I suddenly emerge downtown, but the scene there is none less disquieting. Four cop cars with their chase lights flashing are blocking the street in front of the Sam Goody. Traffic is backed up and there is an enormous group of on-lookers. Five cops are circling the Mexican wrapped in the American flag! He has lost whatever garments he was wearing when I first saw him, and is now nude under the flag—perhaps the only reason the cops allow him to wear it. He's about half their height, mostly skin and bone, a veritable ectomorph from south of the border. They have him jacked over the trunk of one squad car. The police are making a public show of force and the crowd on the sidewalk are loving them for it! Perhaps the people are already galvanized by the televised GOP convention, Swarzenegger's horripilating speech, a speech inspiring millions to be more like him, buck up and be can-do, and looking for that next stage of mob frenzy—human sacrifice...

A cluster of urban teens, hat bills positioned at raffish angles, mill on the curb, not sure of what to make of this, wondering when it will be their turn to be worked over by america's finest.

Did Denny's call in the missing flag? Did our caparisoned hombre insult a meter maid? Empty the cologne testers at Nordstroms? The list of his potential crimes seem endless...

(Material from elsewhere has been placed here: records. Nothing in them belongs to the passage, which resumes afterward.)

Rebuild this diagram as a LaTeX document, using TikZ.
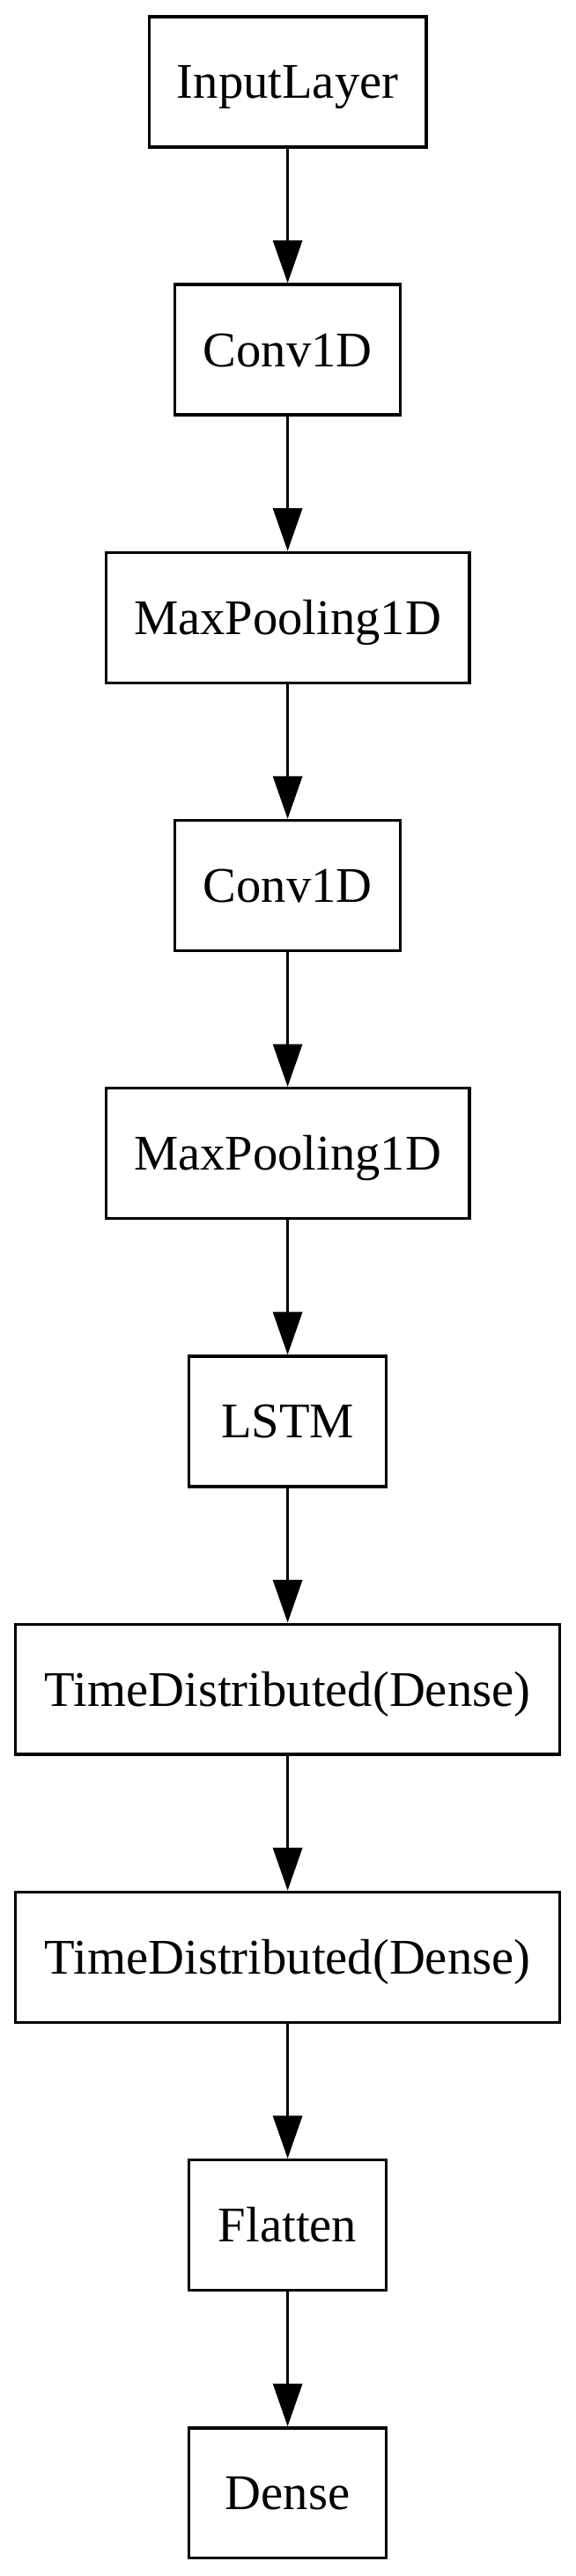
\documentclass[tikz,border=0pt]{standalone}
\usepackage{fontspec}
\setmainfont{Liberation Serif}
\usepackage{tikz}
\usetikzlibrary{arrows.meta, positioning}

\begin{document}
\begin{tikzpicture}[
    font=\fontsize{13.4}{16}\selectfont,
    >={Triangle[length=11.5pt, width=7.8pt]},
    line width=0.8pt,
    node distance=36.2pt,
    layer/.style={
        draw,
        rectangle,
        minimum height=35pt,
        inner xsep=0pt,
        text height=9pt,
        text depth=0pt,
        align=center
    }
]

\useasboundingbox (0,0) rectangle (154.6pt,692.3pt);

% Layers
\node[layer, minimum width=74.5pt] (input) at (77.3pt,670.3pt) {InputLayer};
\node[layer, minimum width=60.5pt, below=of input] (conv1) {Conv1D};
\node[layer, minimum width=97.7pt, below=of conv1] (pool1) {MaxPooling1D};
\node[layer, minimum width=60.5pt, below=of pool1] (conv2) {Conv1D};
\node[layer, minimum width=97.7pt, below=of conv2] (pool2) {MaxPooling1D};
\node[layer, minimum width=53pt, below=of pool2] (lstm) {LSTM};
\node[layer, minimum width=146.2pt, below=of lstm] (tdense1) {TimeDistributed(Dense)};
\node[layer, minimum width=146.2pt, below=of tdense1] (tdense2) {TimeDistributed(Dense)};
\node[layer, minimum width=53pt, below=of tdense2] (flatten) {Flatten};
\node[layer, minimum width=53pt, below=of flatten] (dense) {Dense};

% Connections
\foreach \a/\b in {input/conv1, conv1/pool1, pool1/conv2, conv2/pool2,
    pool2/lstm, lstm/tdense1, tdense1/tdense2, tdense2/flatten, flatten/dense}
    \draw[->] (\a) -- (\b);

\end{tikzpicture}
\end{document}
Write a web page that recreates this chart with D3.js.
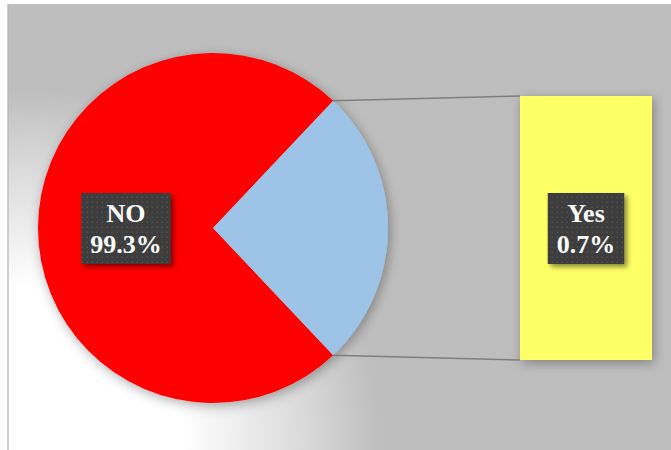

Confused and unnerved by yet another police rout, I wander aimlessly, automatically, back into the chi-chi café I started at on F St. Thinking I will be safe among the luxuriant trappings of the nouveau riche, I order an unpronounceable imported tea from South East Asia — obviously cured by slaves.

I tell the beautiful barista about my recent travail. A solitary individual confronted with the deadly machinery of the state. She asks me if I want room for cream. I compliment her tattoo.


A few days later I see the same guy on the streets! He's hobbling drunkenly and wearing that same flag! Four cop cars and five cops couldn't put him away!

He came weaving towards me, his eyes unfocused and full of impersonal menace; his mind in that terminal blotto-zone beyond the present.

But I managed to dodge him pretty well.